Extract, in full, the lines below, beginning at the first and ending with the line that contains "wavelength = list(range(550, 751, 5))". Pictures do not belong in the copy.

########

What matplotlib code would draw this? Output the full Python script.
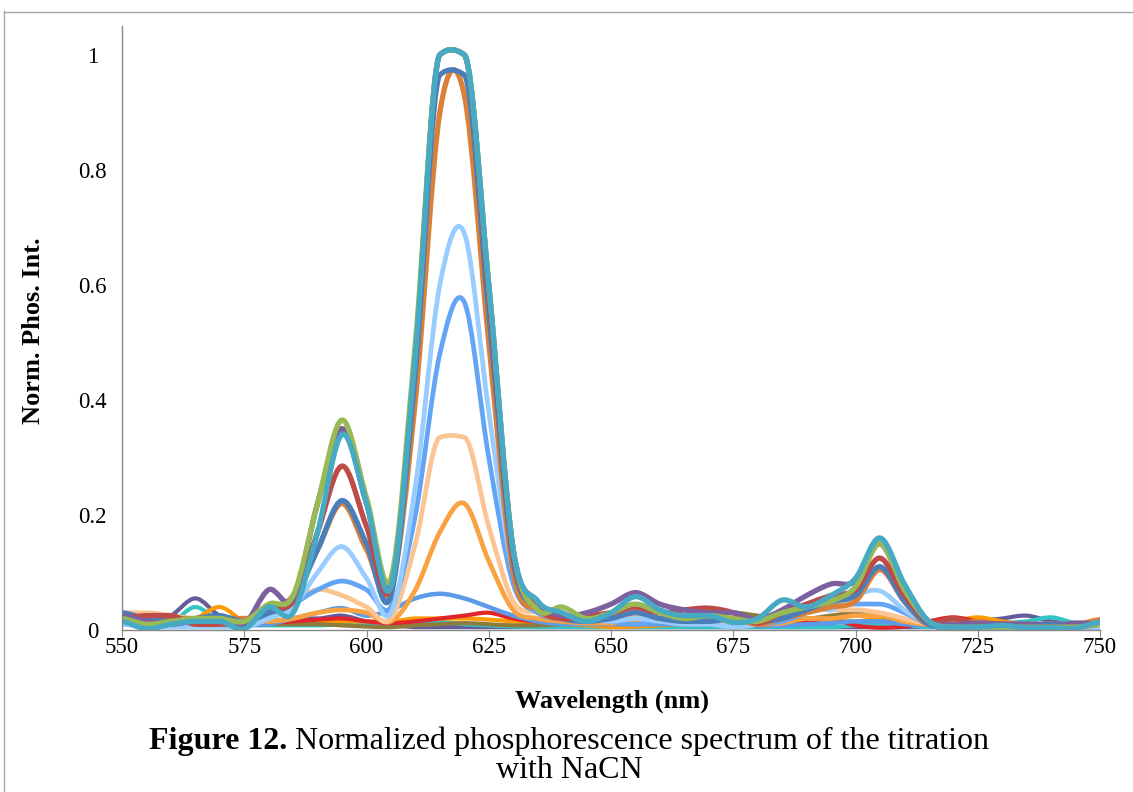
import numpy as np
import matplotlib
matplotlib.use("Agg")
import matplotlib.pyplot as plt
from matplotlib.path import Path
from matplotlib.patches import PathPatch
from matplotlib.lines import Line2D

plt.rcParams['font.family'] = ['Liberation Serif', 'DejaVu Serif']

wavelength = list(range(550, 751, 5))

# ---- series (normalized phosphorescence intensity), 5 nm steps 550..750 ----
dark_purple = [.02, .012, .025, .055, .025, .02, .015, .02, .02, .025, .015, .01, .005, .005, .005, .005, .005, .005,
               .005, .005, .005, .005, .005, .005, .005, .005, .005, .005, .005, .005, .005, .005, .005, .005, .01,
               .015, .02, .025, .015, .012, .01]
turquoise = [.02, .015, .015, .04, .015, .01, .008, .008, .008, .01, .01, .01, .012, .014, .01, .008, .006, .005,
             .005, .005, .005, .005, .005, .005, .005, .005, .005, .005, .005, .005, .008, .01, .008, .005, .005,
             .008, .012, .015, .022, .012, .01]
orange_bright = [.02, .02, .015, .02, .04, .015, .012, .012, .015, .015, .015, .015, .02, .02, .02, .018, .015, .012,
                 .01, .008, .005, .006, .008, .01, .01, .01, .01, .01, .012, .015, .015, .02, .015, .01, .015, .022,
                 .015, .01, .01, .01, .012]
olive = [.01, .01, .01, .01, .01, .01, .01, .01, .01, .008, .006, .005, .008, .01, .012, .01, .008, .008, .01, .012,
         .015, .02, .02, .025, .03, .03, .025, .02, .02, .025, .03, .025, .015, .01, .008, .008, .008, .008, .008,
         .008, .008]
red_bright = [.01, .012, .015, .01, .008, .01, .012, .015, .018, .02, .015, .012, .015, .02, .025, .03, .02, .015,
              .02, .015, .012, .015, .015, .02, .015, .01, .008, .01, .015, .02, .008, .004, .006, .015, .022,
              .015, .01, .008, .008, .008, .01]
blue_small = [.015, .012, .01, .01, .01, .008, .01, .02, .03, .038, .025, .035, .055, .063, .055, .04, .025, .015,
              .01, .01, .01, .01, .01, .01, .01, .008, .008, .008, .01, .012, .015, .015, .01, .008, .005, .005,
              .005, .005, .005, .005, .005]
orange = [.02, .02, .015, .015, .015, .015, .015, .02, .03, .035, .03, .015, .07, .17, .22, .12, .035, .02, .015,
          .012, .012, .015, .015, .015, .012, .01, .01, .012, .02, .02, .025, .025, .015, .01, .01, .015, .01, .01,
          .01, .01, .01]
peach = [.03, .03, .025, .02, .02, .015, .02, .05, .07, .06, .04, .02, .15, .335, .335, .18, .05, .03, .02, .02, .02,
         .025, .02, .02, .015, .01, .015, .025, .04, .035, .035, .03, .02, .01, .005, .005, .005, .005, .005, .005,
         .005]
blue = [.02, .015, .01, .01, .01, .005, .025, .045, .07, .085, .07, .04, .2, .48, .57, .3, .08, .03, .02, .02, .015,
        .01, .015, .015, .01, .005, .01, .015, .03, .045, .045, .045, .03, .01, .005, .005, .005, .005, .005, .005,
        .005]
light_blue = [.01, .005, .005, .005, .005, .005, .02, .04, .1, .145, .09, .03, .25, .6, .69, .38, .1, .04, .025, .02,
              .015, .02, .015, .01, .01, .005, .01, .02, .045, .035, .06, .068, .035, .01, .005, .005, .005, .005,
              .005, .005, .005]
brown_orange = [.025, .02, .02, .02, .02, .02, .03, .06, .14, .22, .14, .07, .4, .9, .93, .5, .1, .035, .02, .02,
                .025, .035, .02, .02, .02, .02, .01, .02, .03, .04, .05, .105, .05, .01, .01, .015, .01, .01, .01,
                .01, .018]
steel_blue = [.03, .02, .015, .02, .025, .015, .03, .05, .14, .225, .15, .06, .45, .965, .965, .55, .12, .04, .02,
              .015, .02, .03, .02, .015, .015, .02, .015, .02, .035, .05, .06, .11, .05, .01, .005, .01, .01, .01,
              .01, .01, .01]
red = [.02, .025, .025, .01, .01, .015, .04, .05, .17, .285, .18, .075, .48, 1.0, 1.0, .58, .13, .04, .02, .025, .03,
       .04, .03, .035, .038, .03, .012, .03, .045, .06, .07, .125, .06, .015, .02, .01, .01, .008, .005, .005, .01]
purple = [.025, .015, .01, .015, .015, .01, .07, .055, .22, .35, .22, .085, .48, 1.0, 1.0, .6, .14, .05, .025, .03,
          .045, .065, .045, .035, .03, .03, .018, .035, .06, .08, .085, .15, .07, .015, .01, .012, .01, .01, .005,
          .012, .01]
green = [.02, .01, .015, .02, .02, .015, .045, .06, .22, .365, .23, .09, .5, 1.0, 1.0, .6, .14, .035, .04, .02, .03,
         .045, .03, .02, .025, .02, .015, .03, .04, .05, .075, .15, .07, .015, .005, .005, .005, .005, .005, .005,
         .01]
cyan = [.015, .002, .01, .015, .015, .002, .04, .03, .17, .34, .22, .075, .48, 1.0, 1.0, .6, .14, .05, .03, .015,
        .03, .058, .035, .025, .025, .013, .02, .052, .04, .06, .09, .16, .08, .015, .005, .005, .008, .004, .004,
        .003, .014]

series = [
    (dark_purple, '#655C9C', 3.0),
    (turquoise, '#33C4C4', 3.0),
    (orange_bright, '#FF9A00', 3.0),
    (olive, '#8E7B3E', 3.0),
    (red_bright, '#E0262B', 3.0),
    (blue_small, '#5B9BEA', 3.2),
    (orange, '#F9A242', 3.4),
    (peach, '#FAC592', 3.4),
    (blue, '#63A5F5', 3.4),
    (light_blue, '#99CCFF', 3.4),
    (brown_orange, '#DA8137', 3.8),
    (steel_blue, '#4A7EBB', 3.8),
    (red, '#BE4B48', 3.8),
    (purple, '#7D60A0', 3.8),
    (green, '#98B954', 3.8),
    (cyan, '#46AAC5', 3.8),
]


def smooth_path(x, y):
    """Smoothed line: cubic Bezier segments through the data points (softened where neighbours are equal)."""
    x = np.asarray(x, float)
    y = np.asarray(y, float)
    n = len(x)
    d = np.diff(y)
    m = np.zeros(n)
    m[0] = d[0] / 2
    m[-1] = d[-1] / 2
    for i in range(1, n - 1):
        m[i] = (y[i + 1] - y[i - 1]) / 2
        if d[i - 1] == 0 or d[i] == 0:
            m[i] *= 0.15
    verts = [(x[0], y[0])]
    codes = [Path.MOVETO]
    for i in range(n - 1):
        h = x[i + 1] - x[i]
        verts += [(x[i] + h / 3, y[i] + m[i] / 3), (x[i + 1] - h / 3, y[i + 1] - m[i + 1] / 3),
                  (x[i + 1], y[i + 1])]
        codes += [Path.CURVE4] * 3
    return Path(verts, codes)


W, H = 1133, 792
fig = plt.figure(figsize=(W / 100, H / 100), dpi=100)
ax = fig.add_axes([122 / W, 1 - 630 / H, (1100 - 122) / W, (630 - 26) / H])

for vals, col, lw in series:
    patch = PathPatch(smooth_path(wavelength, vals), facecolor='none', edgecolor=col, lw=lw,
                      capstyle='round', joinstyle='round')
    ax.add_patch(patch)

ax.set_xlim(550, 750)
ax.set_ylim(0, 1.05)
ax.set_xticks(range(550, 751, 25))
ax.set_yticks([0, 0.2, 0.4, 0.6, 0.8, 1.0])
ax.set_yticklabels(['0', '0.2', '0.4', '0.6', '0.8', '1'])
for s in ['top', 'right']:
    ax.spines[s].set_visible(False)
for s in ['left', 'bottom']:
    ax.spines[s].set_color('#868686')
    ax.spines[s].set_linewidth(1.0)
ax.tick_params(axis='x', direction='out', length=5, color='#868686', labelsize=16.5, pad=0)
ax.tick_params(axis='y', length=0, labelsize=16.5, pad=21)
for lbl in ax.get_yticklabels():
    lbl.set_ha('center')
ax.set_xlabel('Wavelength (nm)', fontsize=19, fontweight='bold')
ax.set_ylabel('Norm. Phos. Int.', fontsize=19, fontweight='bold')
ax.xaxis.set_label_coords((612 - 122) / (1100 - 122), -(701 - 630) / (630 - 26), transform=ax.transAxes)
ax.xaxis.label.set_va('center')
ax.yaxis.set_label_coords(-(122 - 34) / (1100 - 122), (630 - 331) / (630 - 26), transform=ax.transAxes)
ax.yaxis.label.set_va('center')

t1 = fig.text(0, 1 - 741 / H, 'Figure 12.', fontsize=23, fontweight='bold', ha='left', va='center')
t2 = fig.text(0, 1 - 741 / H, ' Normalized phosphorescence spectrum of the titration', fontsize=23,
              ha='left', va='center')
fig.canvas.draw()
renderer = fig.canvas.get_renderer()
w1 = t1.get_window_extent(renderer).width
w2 = t2.get_window_extent(renderer).width
x0 = 569 - (w1 + w2) / 2
t1.set_x(x0 / W)
t2.set_x((x0 + w1) / W)
fig.text(569 / W, 1 - 771 / H, 'with NaCN', fontsize=23, ha='center', va='center')

# page border
fig.add_artist(Line2D([3.5 / W, 3.5 / W], [0, 1 - 11 / H], color='#A6A6A6', lw=1, transform=fig.transFigure))
fig.add_artist(Line2D([3.5 / W, 1], [1 - 11.5 / H, 1 - 11.5 / H], color='#A6A6A6', lw=1, transform=fig.transFigure))

fig.savefig('out.png', dpi=100)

########

» **The completed task**
What matplotlib code would draw this? Output the full Python script.
import numpy as np
import matplotlib
matplotlib.use("Agg")
import matplotlib.pyplot as plt
from matplotlib.path import Path
from matplotlib.patches import PathPatch
from matplotlib.lines import Line2D

plt.rcParams['font.family'] = ['Liberation Serif', 'DejaVu Serif']

wavelength = list(range(550, 751, 5))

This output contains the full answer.